Question

In: Psychology

Scenario Consider the following quotation from The Wall Street Journal: To U.S. farmers this year, a...

Scenario

Consider the following quotation from The Wall Street Journal:

To U.S. farmers this year, a bountiful harvest is not something to rejoice over. So the news last week that the Agriculture Department is predicting a mammoth fall crop exceeding previous expectations was a shock to this farmland hamlet.

Instructions

Read the scenario and, respond to the following:

1.What is the economic problem?

2.Why would higher output levels diminish farm revenues?

3.What can we infer about the price elasticity of demand for agricultural products?

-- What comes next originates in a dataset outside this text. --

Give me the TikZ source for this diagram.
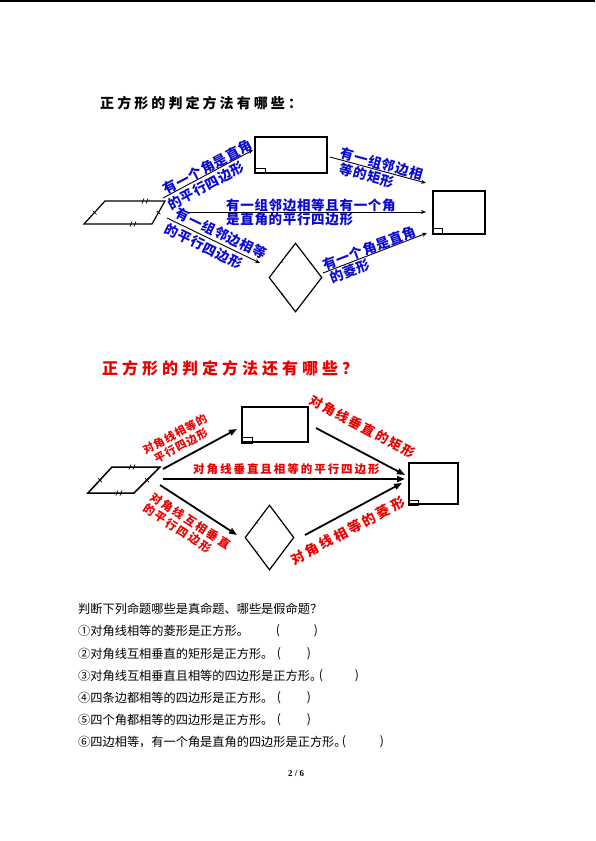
\documentclass[tikz,border=0pt]{standalone}
\usepackage{fontspec}
\setmainfont{Liberation Serif}
\newfontfamily\cjk{Noto Sans CJK SC}
\usetikzlibrary{arrows.meta,shapes.geometric,calc}
\definecolor{bluetxt}{RGB}{10,10,210}
\definecolor{redtxt}{RGB}{235,0,0}
\tikzset{
  bl/.style={font={\cjk\bfseries\fontsize{13.5}{14}\selectfont\addfontfeature{LetterSpace=5}}, text=bluetxt, inner sep=0pt},
  rdA/.style={font={\cjk\bfseries\fontsize{11}{12.5}\selectfont\addfontfeature{LetterSpace=9}}, text=redtxt, inner sep=0pt},
  rdB/.style={font={\cjk\bfseries\fontsize{13}{14}\selectfont\addfontfeature{LetterSpace=15}}, text=redtxt, inner sep=0pt},
  rdC/.style={font={\cjk\bfseries\fontsize{11.5}{13.5}\selectfont\addfontfeature{LetterSpace=17}}, text=redtxt, inner sep=0pt},
  rdD/.style={font={\cjk\bfseries\fontsize{13.5}{15}\selectfont\addfontfeature{LetterSpace=20}}, text=redtxt, inner sep=0pt},
  qtext/.style={font={\cjk\fontsize{12.2}{14}\selectfont}, inner sep=0pt},
  barr/.style={-{Stealth[length=5pt,width=4pt]}, line width=0.9pt},
  rarr/.style={-{Triangle[length=8pt,width=6pt]}, line width=1.8pt},
  tbox/.style={draw, line width=1.3pt, inner sep=0pt},
  rbox/.style={draw, line width=1.8pt, inner sep=0pt},
  pline/.style={line width=1.2pt, line join=miter},
  tick/.style={line width=0.7pt},
}
\begin{document}
\begin{tikzpicture}[x=1pt,y=-1pt]
\useasboundingbox (0,0) rectangle (595,841);
\fill (0,0.2) rectangle (595,1.5);

% ---------- title 1
\node[font={\cjk\bfseries\fontsize{14}{16}\selectfont\addfontfeature{LetterSpace=22}}, anchor=west, inner sep=0pt] (t1) at (100,103) {正方形的判定方法有哪些：};

% ---------- top diagram
\coordinate (p1a) at (105,201);
\coordinate (p1b) at (165,201);
\coordinate (p1c) at (152,224);
\coordinate (p1d) at (84,224);
\draw[pline] (p1a) -- (p1b) -- (p1c) -- (p1d) -- cycle;
\draw[tick] (142,203.5) -- (144,198.5) (146,203.5) -- (148,198.5);
\draw[tick] (130,226.5) -- (132,221.5) (134,226.5) -- (136,221.5);
\draw[tick] (92.5,210.5) -- (96.5,214.5);
\draw[tick] (156.5,210.8) -- (160.5,214.2);

\node[tbox, minimum width=72pt, minimum height=36pt] (r1) at (291,155) {};
\draw[line width=0.8pt] (r1.south west) rectangle ++(11,-5);
\node[tbox, minimum width=52pt, minimum height=43pt] (r2) at (459,212.5) {};
\draw[line width=0.8pt] (r2.south west) rectangle ++(10,-6);
\node[diamond, draw, line width=1.2pt, minimum width=53pt, minimum height=69pt, inner sep=0pt] (d1) at (295.5,277.5) {};
\draw[line width=0.5pt] (281,261) -- (283,262.5) (281,295) -- (283,293.5);

\coordinate (a1s) at (163,198); \coordinate (a1e) at (253,150);
\coordinate (a2s) at (330,157); \coordinate (a2e) at (426,183);
\coordinate (a3s) at (188,212); \coordinate (a3e) at (426,212);
\coordinate (a4s) at (167,218); \coordinate (a4e) at (260,263);
\coordinate (a5s) at (323,273); \coordinate (a5e) at (427,233);

\draw[barr] (a1s) -- (a1e)
  node[bl, sloped, pos=0.53, above=-1pt] (l1a) {有一个角是直角}
  node[bl, sloped, pos=0.43, below=2.5pt] (l1b) {的平行四边形};
\draw[barr] (a2s) -- (a2e)
  node[bl, sloped, pos=0.52, above=0pt] (l2a) {有一组邻边相}
  node[bl, sloped, pos=0.41, below=1pt] (l2b) {等的矩形};
\draw[barr] (a3s) -- (a3e);
\node[bl, anchor=west] (l3a) at (226,205.5) {有一组邻边相等且有一个角};
\node[bl, anchor=west] (l3b) at (226,219.5) {是直角的平行四边形};
\draw[barr] (a4s) -- (a4e)
  node[bl, sloped, pos=0.54, above=2.5pt] (l4a) {有一组邻边相等}
  node[bl, sloped, pos=0.44, below=2.5pt] (l4b) {的平行四边形};
\draw[barr] (a5s) -- (a5e)
  node[bl, sloped, pos=0.47, above=-0.5pt] (l5a) {有一个角是直角}
  node[bl, sloped, pos=0.23, below=1pt] (l5b) {的菱形};

% ---------- title 2
\node[font={\cjk\bfseries\fontsize{16}{18}\selectfont\addfontfeature{LetterSpace=25}}, text=redtxt, anchor=west, inner sep=0pt] (t2) at (102,368) {正方形的判定方法还有哪些？};

% ---------- bottom diagram
\coordinate (p2a) at (112,467);
\coordinate (p2b) at (160,467);
\coordinate (p2c) at (134,493);
\coordinate (p2d) at (88,493);
\draw[pline, line width=1.5pt] (p2a) -- (p2b) -- (p2c) -- (p2d) -- cycle;
\draw[tick] (129,469.5) -- (131,464.5) (133,469.5) -- (135,464.5);
\draw[tick] (116,495.5) -- (118,490.5) (120,495.5) -- (122,490.5);
\draw[tick] (98,478) -- (102,482);
\draw[tick] (145,478) -- (149,482);

\node[rbox, minimum width=66pt, minimum height=35pt] (r3) at (275,424.5) {};
\draw[line width=0.8pt] (r3.south west) rectangle ++(11,-6);
\node[rbox, minimum width=49pt, minimum height=41pt] (r4) at (433.5,483.5) {};
\draw[line width=0.8pt] (r4.south west) rectangle ++(10,-5);
\node[diamond, draw, line width=1.2pt, minimum width=49pt, minimum height=65pt, inner sep=0pt] (d2) at (269.5,537.5) {};
\draw[line width=0.5pt] (256,522) -- (258,523.5) (256,553) -- (258,551.5);

\coordinate (b1s) at (163,469); \coordinate (b1e) at (237,429);
\coordinate (b2s) at (316,428); \coordinate (b2e) at (405,475);
\coordinate (b3s) at (163,479); \coordinate (b3e) at (405,479);
\coordinate (b4s) at (160,485); \coordinate (b4e) at (237,535);
\coordinate (b5s) at (305,535); \coordinate (b5e) at (402,483);

\draw[rarr] (b1s) -- (b1e)
  node[rdA, sloped, pos=0.32, above=6pt, align=center] (m1) {对角线相等的\\平行四边形};
\draw[rarr] (b2s) -- (b2e)
  node[rdB, sloped, pos=0.40, above=16pt] (m2) {对角线垂直的矩形};
\draw[rarr] (b3s) -- (b3e)
  node[rdC, pos=0.51, above=3pt] (m3) {对角线垂直且相等的平行四边形};
\draw[rarr] (b4s) -- (b4e)
  node[rdC, sloped, pos=0.49, below=7pt, align=left] (m4) {对角线互相垂直\\的平行四边形};
\draw[rarr] (b5s) -- (b5e)
  node[rdD, sloped, pos=0.36, below=9pt] (m5) {对角线相等的菱形};

% ---------- questions
\node[qtext, anchor=west] (q0) at (78,609) {判断下列命题哪些是真命题、哪些是假命题？};
\node[qtext, anchor=west] (q1) at (78,631) {①对角线相等的菱形是正方形。};
\node[qtext] (q1l) at (278,631) {(}; \node[qtext] (q1r) at (316,631) {)};
\node[qtext, anchor=west] (q2) at (78,654) {②对角线互相垂直的矩形是正方形。};
\node[qtext] (q2l) at (279,654) {(}; \node[qtext] (q2r) at (309,654) {)};
\node[qtext, anchor=west] (q3) at (78,676) {③对角线互相垂直且相等的四边形是正方形。};
\node[qtext] (q3l) at (321,676) {(}; \node[qtext] (q3r) at (357,676) {)};
\node[qtext, anchor=west] (q4) at (78,698) {④四条边都相等的四边形是正方形。};
\node[qtext] (q4l) at (279,698) {(}; \node[qtext] (q4r) at (309,698) {)};
\node[qtext, anchor=west] (q5) at (78,720) {⑤四个角都相等的四边形是正方形。};
\node[qtext] (q5l) at (279,720) {(}; \node[qtext] (q5r) at (309,720) {)};
\node[qtext, anchor=west] (q6) at (78,742) {⑥四边相等，有一个角是直角的四边形是正方形。};
\node[qtext] (q6l) at (344,742) {(}; \node[qtext] (q6r) at (382,742) {)};

\node[font={\bfseries\fontsize{9}{10}\selectfont}, inner sep=0pt] (pg) at (296,774) {2 / 6};
\end{tikzpicture}
\end{document}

4.Do demand and supply come into play of the diminishing returns?

Solutions

Expert Solution

1. What is the economic problem?

There is a surplus produce predicted for a fall crop by the Agriculture Department. Since there has not been any increase in demand in the past, this surplus stock is an economic problem for the farmers in the U.S.

2. Why would higher output levels diminish farm revenues?

All of the agricultural produce is mainly based on the demand generated for the particular crop. Based on demand, the crops are planted and harvested. If there are higher outputs it means that the value of goods will get reduced. This, in turn, means lesser revenues.

3. What can we infer about the price elasticity of demand for agricultural products?

Price elasticity is the relationship between the price and the quantity of the product when no other change takes place. In the case of agricultural products, due to the nature of the perishables, there has to be a definitive demand for the products for the price to remain stable at all times. This is why seasonal fruits in offseasons are sold at a higher price and vice versa. Also, when there is excess produce, the price automatically comes down.

4. Do demand and supply come into play of the diminishing returns?

Yes, it does. When there is an increased demand, people put in more of something to increase the supply so as to meet the demand. This is usually counterproductive and causes more expenses for production.